Students are often judged as the sole responsible in cases of academic plagiarism. Professors and academic integrity committees tend to focus on the act of committing plagiarism, without looking at the bigger picture to try and assess the root causes that lead a student to plagiarize. Research has shown that there are simple steps that professors can take to educate their students about the meaning of plagiarism and guide them towards a better understanding of the processes of crediting outside sources. Here are a few examples:
- Ask a librarian Schedule a library orientation with your class early in the semester.
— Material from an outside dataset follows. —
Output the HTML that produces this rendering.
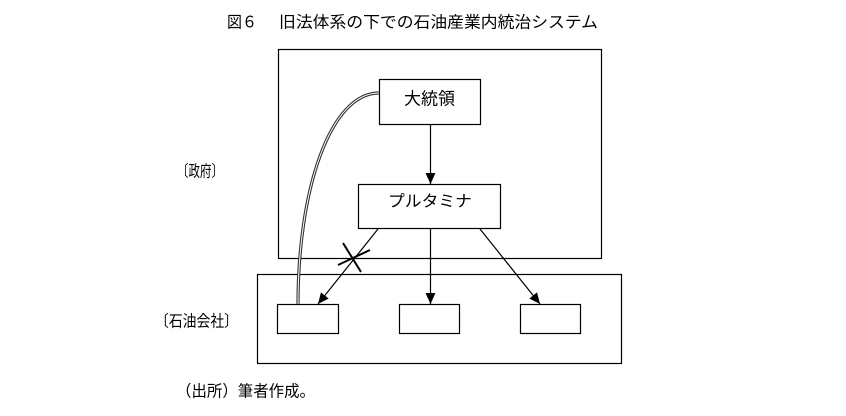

An academic librarian will go over the entire process of doing research, including finding information, assessing the quality of resources and how to properly integrate and cite outside sources.
- Teach by example: Provide students with examples of essays, reports, or research papers and spend some class time going over the structure and the mechanics of both in-text citing and bibliography. This would serve as a reminder and a reference when your students are working on their own projects.
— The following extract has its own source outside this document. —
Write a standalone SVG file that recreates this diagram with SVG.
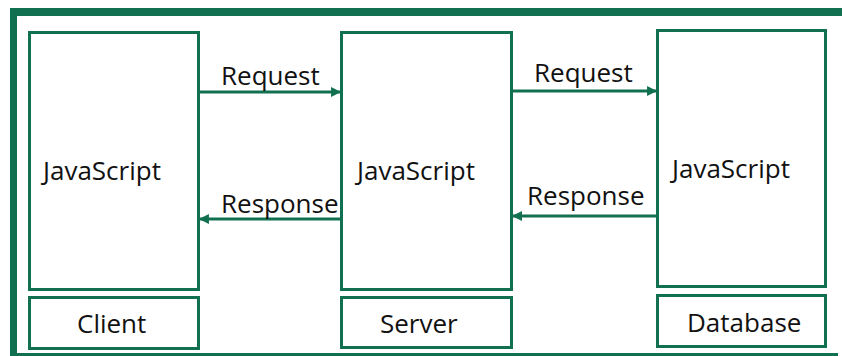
<svg xmlns="http://www.w3.org/2000/svg" width="842" height="356" viewBox="0 0 842 356">
<defs>
<style>
.box{fill:#fff;stroke:#107050;stroke-width:3}
.t{font-family:"Open Sans","Liberation Sans",sans-serif;font-size:26px;fill:#111}
.c{stroke:#107050;stroke-width:3;fill:none}
</style>
<marker id="ah" viewBox="0 0 10 10" refX="9" refY="5" markerWidth="3.3" markerHeight="3.3" orient="auto" markerUnits="strokeWidth">
<path d="M0,0 L10,5 L0,10 Z" fill="#107050"/>
</marker>
</defs>
<rect width="842" height="356" fill="#fff"/>
<g id="frame" fill="#107050">
<rect x="10" y="8" width="832" height="8"/>
<rect x="10" y="8" width="7" height="348"/>
<rect x="10" y="353" width="828" height="3"/>
</g>
<g id="client">
<rect class="box" x="29.5" y="32.5" width="169" height="257"/>
<text class="t" x="43" y="180">JavaScript</text>
</g>
<g id="client-label">
<rect class="box" x="29.5" y="297.5" width="169" height="51"/>
<text class="t" x="77" y="333">Client</text>
</g>
<g id="server">
<rect class="box" x="341.5" y="32.5" width="170" height="257"/>
<text class="t" x="357" y="180">JavaScript</text>
</g>
<g id="server-label">
<rect class="box" x="341.5" y="297.5" width="170" height="50"/>
<text class="t" x="380" y="333">Server</text>
</g>
<g id="database">
<rect class="box" x="657.5" y="30.5" width="168" height="256"/>
<text class="t" x="672" y="178">JavaScript</text>
</g>
<g id="database-label">
<rect class="box" x="657.5" y="295.5" width="168" height="51"/>
<text class="t" x="687" y="332">Database</text>
</g>
<g id="connectors">
<line class="c" x1="199" y1="92" x2="340" y2="92" marker-end="url(#ah)"/>
<line class="c" x1="341" y1="219" x2="200" y2="219" marker-end="url(#ah)"/>
<line class="c" x1="512" y1="91" x2="656" y2="91" marker-end="url(#ah)"/>
<line class="c" x1="657" y1="216" x2="513" y2="216" marker-end="url(#ah)"/>
<text class="t" x="221" y="85">Request</text>
<text class="t" x="221" y="213">Response</text>
<text class="t" x="534" y="82">Request</text>
<text class="t" x="527" y="205">Response</text>
</g>
</svg>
- Teach the rules: Teach your students the basics of academic writing. Paraphrasing, summarizing and citing are skills that most freshman students need to learn and practice in order for them to successfully apply them to their writing.
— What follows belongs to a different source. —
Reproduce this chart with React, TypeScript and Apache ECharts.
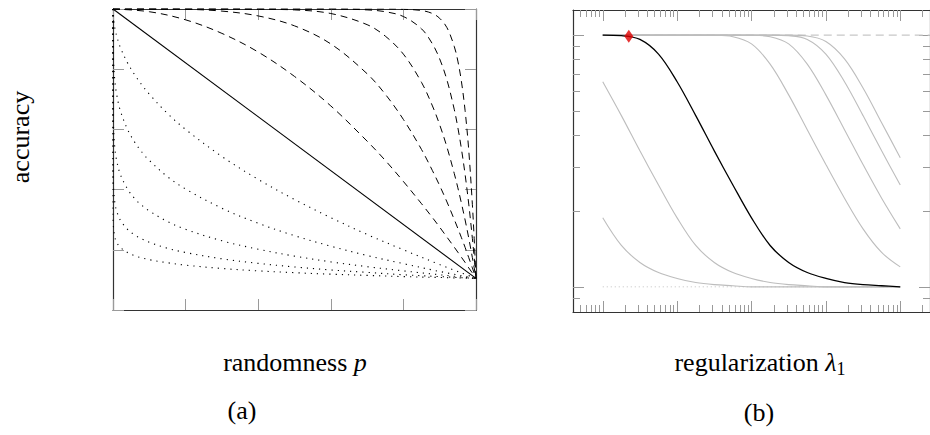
import React, { useEffect, useRef } from "react";
import * as echarts from "echarts";

// ---------- Panel (a): accuracy vs randomness p ----------
const pHigh = [0, 0.1, 0.2, 0.3, 0.4, 0.5, 0.6, 0.7, 0.75, 0.8, 0.85, 0.88, 0.9, 0.92, 0.94, 0.95, 0.96, 0.97, 0.98, 0.99, 0.995, 1];
const dashK2 = [1, 0.991, 0.964, 0.919, 0.857, 0.776, 0.678, 0.561, 0.497, 0.427, 0.353, 0.307, 0.275, 0.242, 0.209, 0.192, 0.175, 0.158, 0.14, 0.123, 0.114, 0.105];
const dashK4 = [1, 1, 0.999, 0.993, 0.977, 0.944, 0.884, 0.785, 0.717, 0.633, 0.533, 0.463, 0.413, 0.359, 0.301, 0.271, 0.24, 0.208, 0.174, 0.14, 0.123, 0.105];
const dashK8 = [1, 1, 1, 1, 0.999, 0.997, 0.985, 0.948, 0.91, 0.85, 0.756, 0.678, 0.615, 0.541, 0.454, 0.406, 0.354, 0.299, 0.239, 0.174, 0.14, 0.105];
const dashK16 = [1, 1, 1, 1, 1, 1, 1, 0.997, 0.991, 0.975, 0.934, 0.884, 0.834, 0.764, 0.667, 0.606, 0.534, 0.45, 0.352, 0.238, 0.174, 0.105];
const dashK32 = [1, 1, 1, 1, 1, 1, 1, 1, 1, 0.999, 0.995, 0.985, 0.969, 0.938, 0.876, 0.827, 0.758, 0.662, 0.531, 0.351, 0.237, 0.105];

const pLow = [0, 0.0001, 0.001, 0.005, 0.01, 0.02, 0.04, 0.06, 0.08, 0.1, 0.15, 0.2, 0.3, 0.4, 0.5, 0.6, 0.7, 0.8, 0.9, 1];
const dotK2 = [1, 0.991, 0.972, 0.937, 0.911, 0.873, 0.821, 0.781, 0.747, 0.717, 0.653, 0.6, 0.51, 0.434, 0.367, 0.307, 0.251, 0.2, 0.151, 0.105];
const dotK4 = [1, 0.911, 0.841, 0.762, 0.717, 0.663, 0.6, 0.557, 0.524, 0.497, 0.443, 0.402, 0.338, 0.288, 0.247, 0.212, 0.181, 0.154, 0.128, 0.105];
const dotK8 = [1, 0.717, 0.623, 0.538, 0.497, 0.451, 0.402, 0.37, 0.347, 0.329, 0.294, 0.268, 0.23, 0.202, 0.179, 0.16, 0.144, 0.13, 0.117, 0.105];
const dotK16 = [1, 0.497, 0.419, 0.357, 0.329, 0.299, 0.268, 0.249, 0.236, 0.225, 0.205, 0.191, 0.17, 0.155, 0.143, 0.133, 0.125, 0.117, 0.111, 0.105];
const dotK32 = [1, 0.329, 0.279, 0.242, 0.225, 0.208, 0.191, 0.18, 0.173, 0.167, 0.157, 0.149, 0.138, 0.13, 0.124, 0.119, 0.115, 0.111, 0.108, 0.105];

const diagP = [0, 1];
const diagY = [1, 0.105];

// ---------- Panel (b): accuracy vs regularization lambda_1 (log-log) ----------
const lambdas = [0.001, 0.00178, 0.00316, 0.00562, 0.01, 0.0178, 0.0316, 0.0562, 0.1, 0.178, 0.316, 0.562, 1, 1.78, 3.16, 5.62, 10];
const blackAcc = [1.0, 0.995, 0.962, 0.841, 0.653, 0.479, 0.347, 0.254, 0.188, 0.146, 0.125, 0.114, 0.108, 0.104, 0.102, 0.101, 0.1];
const gray1 = [0.188, 0.146, 0.125, 0.114, 0.108, 0.104, 0.102, 0.101, 0.1, 0.1, 0.1, 0.1, 0.1, 0.1, 0.1, 0.1, 0.1];
const gray2 = [0.653, 0.479, 0.347, 0.254, 0.188, 0.146, 0.125, 0.114, 0.108, 0.104, 0.102, 0.101, 0.1, 0.1, 0.1, 0.1, 0.1];
const gray3 = [1, 1, 1, 1, 1, 1, 0.999, 0.986, 0.923, 0.767, 0.579, 0.421, 0.306, 0.225, 0.17, 0.137, 0.12];
const gray4 = [1, 1, 1, 1, 1, 1, 1, 1, 0.999, 0.986, 0.923, 0.767, 0.579, 0.421, 0.306, 0.225, 0.17];
const gray5 = [1, 1, 1, 1, 1, 1, 1, 1, 1, 1, 0.995, 0.962, 0.841, 0.653, 0.479, 0.347, 0.254];
const gray6 = [1, 1, 1, 1, 1, 1, 1, 1, 1, 1, 1, 0.993, 0.944, 0.805, 0.617, 0.449, 0.326];
const bestPoint = [0.00224, 0.99];
const topRefX = [0.001, 100];
const topRefY = [1, 1];
const bottomRefX = [0.001, 10];
const bottomRefY = [0.1, 0.1];

const lamMajorTicks = [0.001, 0.01, 0.1, 1, 10];
const lamMinorTicks = [
  0.0005, 0.0006, 0.0007, 0.0008, 0.0009,
  0.002, 0.003, 0.004, 0.005, 0.006, 0.007, 0.008, 0.009,
  0.02, 0.03, 0.04, 0.05, 0.06, 0.07, 0.08, 0.09,
  0.2, 0.3, 0.4, 0.5, 0.6, 0.7, 0.8, 0.9,
  2, 3, 4, 5, 6, 7, 8, 9, 20,
];
const accMajorTicks = [0.1, 1];
const accMinorTicks = [0.09, 0.2, 0.3, 0.4, 0.5, 0.6, 0.7, 0.8, 0.9];

const SERIF = "Liberation Serif";
const FS = 26;
const FRAME = "#333";
const TICK = "#9a9a9a";
const GRAY = "#bdbdbd";

const zip = (xs: number[], ys: number[]) => xs.map((x, i) => [x, ys[i]]);

export default function App() {
  const ref = useRef<HTMLDivElement>(null);

  useEffect(() => {
    document.body.style.margin = "0";
    if (!ref.current) return;
    const chart = echarts.init(ref.current, null, { renderer: "svg" });

    const linAxis = (pos: string, grid: number) => ({
      type: "value",
      gridIndex: grid,
      position: pos,
      min: 0,
      max: 1,
      interval: 0.2,
      axisLine: { show: true, onZero: false, lineStyle: { color: FRAME, width: 1.2 } },
      axisTick: { show: true, inside: true, length: 11, lineStyle: { color: TICK, width: 1 } },
      axisLabel: { show: false },
      splitLine: { show: false },
    });

    const logAxis = (pos: string, min: number, max: number, ticks: number[], len: number, line: boolean) => ({
      type: "log",
      logBase: 10,
      gridIndex: 1,
      position: pos,
      min,
      max,
      axisLine: { show: line, onZero: false, lineStyle: { color: FRAME, width: 1.2 } },
      axisTick: { show: true, inside: true, length: len, customValues: ticks, lineStyle: { color: TICK, width: 1 } },
      axisLabel: { show: false },
      splitLine: { show: false },
      minorTick: { show: false },
    });

    const lamMin = Math.pow(10, -3.4);
    const lamMax = Math.pow(10, 1.4);
    const accMin = Math.pow(10, -1.1);
    const accMax = Math.pow(10, 0.1);

    const dashed = (ys: number[]) => ({
      type: "line",
      xAxisIndex: 0,
      yAxisIndex: 0,
      data: zip(pHigh, ys),
      showSymbol: false,
      smooth: 0.35,
      lineStyle: { color: "#000", width: 1, type: [7, 5] },
      silent: true,
    });
    const dotted = (ys: number[]) => ({
      type: "line",
      xAxisIndex: 0,
      yAxisIndex: 0,
      data: zip(pLow, ys),
      showSymbol: false,
      smooth: 0.35,
      lineStyle: { color: "#000", width: 1.1, type: [1.2, 5] },
      silent: true,
    });
    const grayCurve = (ys: number[]) => ({
      type: "line",
      xAxisIndex: 2,
      yAxisIndex: 2,
      data: zip(lambdas, ys),
      showSymbol: false,
      smooth: 0.35,
      lineStyle: { color: GRAY, width: 1.1 },
      silent: true,
    });

    const plain = (text: string, x: number, y: number, rot = 0) => ({
      type: "text",
      x,
      y,
      rotation: rot,
      style: { text, fontFamily: SERIF, fontSize: FS, fill: "#000", align: "center", verticalAlign: "middle" },
    });

    const option: any = {
      animation: false,
      grid: [
        { left: 113, top: 9, width: 363, height: 301 },
        { left: 573, top: 10, width: 362, height: 302 },
      ],
      xAxis: [
        linAxis("bottom", 0),
        linAxis("top", 0),
        logAxis("bottom", lamMin, lamMax, lamMajorTicks, 11, true),
        logAxis("bottom", lamMin, lamMax, lamMinorTicks, 7, false),
        logAxis("top", lamMin, lamMax, lamMajorTicks, 11, true),
        logAxis("top", lamMin, lamMax, lamMinorTicks, 7, false),
      ],
      yAxis: [
        linAxis("left", 0),
        linAxis("right", 0),
        logAxis("left", accMin, accMax, accMajorTicks, 11, true),
        logAxis("left", accMin, accMax, accMinorTicks, 7, false),
        logAxis("right", accMin, accMax, accMajorTicks, 11, true),
        logAxis("right", accMin, accMax, accMinorTicks, 7, false),
      ],
      series: [
        {
          type: "line",
          xAxisIndex: 0,
          yAxisIndex: 0,
          data: zip(diagP, diagY),
          showSymbol: false,
          lineStyle: { color: "#000", width: 1.1 },
          silent: true,
        },
        dashed(dashK2),
        dashed(dashK4),
        dashed(dashK8),
        dashed(dashK16),
        dashed(dashK32),
        dotted(dotK2),
        dotted(dotK4),
        dotted(dotK8),
        dotted(dotK16),
        dotted(dotK32),
        {
          type: "line",
          xAxisIndex: 2,
          yAxisIndex: 2,
          data: zip(topRefX, topRefY),
          showSymbol: false,
          lineStyle: { color: "#c8c8c8", width: 1.1, type: [8, 5] },
          silent: true,
        },
        {
          type: "line",
          xAxisIndex: 2,
          yAxisIndex: 2,
          data: zip(bottomRefX, bottomRefY),
          showSymbol: false,
          lineStyle: { color: "#c0c0c0", width: 1, type: [1, 3] },
          silent: true,
        },
        grayCurve(gray1),
        grayCurve(gray2),
        grayCurve(gray3),
        grayCurve(gray4),
        grayCurve(gray5),
        grayCurve(gray6),
        {
          type: "line",
          xAxisIndex: 2,
          yAxisIndex: 2,
          data: zip(lambdas, blackAcc),
          showSymbol: false,
          smooth: 0.35,
          lineStyle: { color: "#000", width: 1.3 },
          silent: true,
          z: 3,
        },
        {
          type: "scatter",
          xAxisIndex: 2,
          yAxisIndex: 2,
          data: [bestPoint],
          symbol: "diamond",
          symbolSize: [9, 13],
          itemStyle: { color: "#e00000" },
          silent: true,
          z: 4,
        },
      ],
      graphic: [
        plain("accuracy", 20, 137, Math.PI / 2),
        {
          type: "text",
          x: 295,
          y: 362,
          style: {
            text: "{n|randomness }{i|p}",
            rich: {
              n: { fontFamily: SERIF, fontSize: FS, fill: "#000" },
              i: { fontFamily: SERIF, fontSize: FS, fontStyle: "italic", fill: "#000" },
            },
            fontFamily: SERIF,
            fontSize: FS,
            align: "center",
            verticalAlign: "middle",
          },
        },
        plain("(a)", 242, 410),
        {
          type: "text",
          x: 760,
          y: 362,
          style: {
            text: "{n|regularization }{i|λ}{s|1}",
            rich: {
              n: { fontFamily: SERIF, fontSize: FS, lineHeight: 32, fill: "#000" },
              i: { fontFamily: SERIF, fontSize: FS, lineHeight: 32, fontStyle: "italic", fill: "#000" },
              s: { fontFamily: SERIF, fontSize: 18, lineHeight: 18, verticalAlign: "bottom", fill: "#000" },
            },
            fontFamily: SERIF,
            fontSize: FS,
            align: "center",
            verticalAlign: "middle",
          },
        },
        plain("(b)", 759, 412),
      ],
    };

    chart.setOption(option);
    return () => chart.dispose();
  }, []);

  return <div ref={ref} style={{ width: 930, height: 435 }} />;
}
- Use the syllabus: Your syllabus should heave clear guidelines specifying the style format (MLA, APA, Chigago…etc). It is also important to include the school’s academic integrity policy along with explicit statements describing the serious consequences of plagiarism.
- Share resources: Use your course management system, class wiki or just your syllabus to share helpful tools that students can use to learn about the proper ways to paraphrase, summarize and cite sources. AP’s Student Resource Section is a wonderful free resource to recommend to your students.
- Be creative: Draft your assignment in ways that are unique, original and specifically targeted at the learning goals/objectives you have setup for your course. Avoid unfocused and generic topics that are easily available on on Internet essay banks and paper mills.
- Know your students: Assign informal in-class writing activities to measure the writing competencies of your students. Being familiar with the writing style of your student is good deterrent to discourage them from copying.
- Students’ ownership of the learning process: Create a healthy learning environment where students are able to see the meaning and value of what they are learning. Empowering students gives them a sense of pride and builds their motivation.
- Positive reinforcement: Acknowledge when a student does an excellent job citing and referencing outside sources. Use this student work as a model when teaching others students about what constitutes a well cited and correctly formatted paper.
- Rubrics and checklists: Rubrics are a simple, yet powerful tool for scoring students’ writing and giving feedback. Further, they provide clear guidelines for students to ensure they have met all the requirements for a given assignment. An assignment rubric is the perfect place to specify the guidelines for citing sources. Checklists are a great companion to every assignment. Including an entry for citations and bibliography would be a great reminder for students to have before they submit their work for assessment.
- Online tutorials and assessment: Academic institution may consider including an online plagiarism module as part of their freshman orientation process. All freshman students will be required to access the module on their school’s CMS, complete the interactive tutorial and pass the assessment quiz.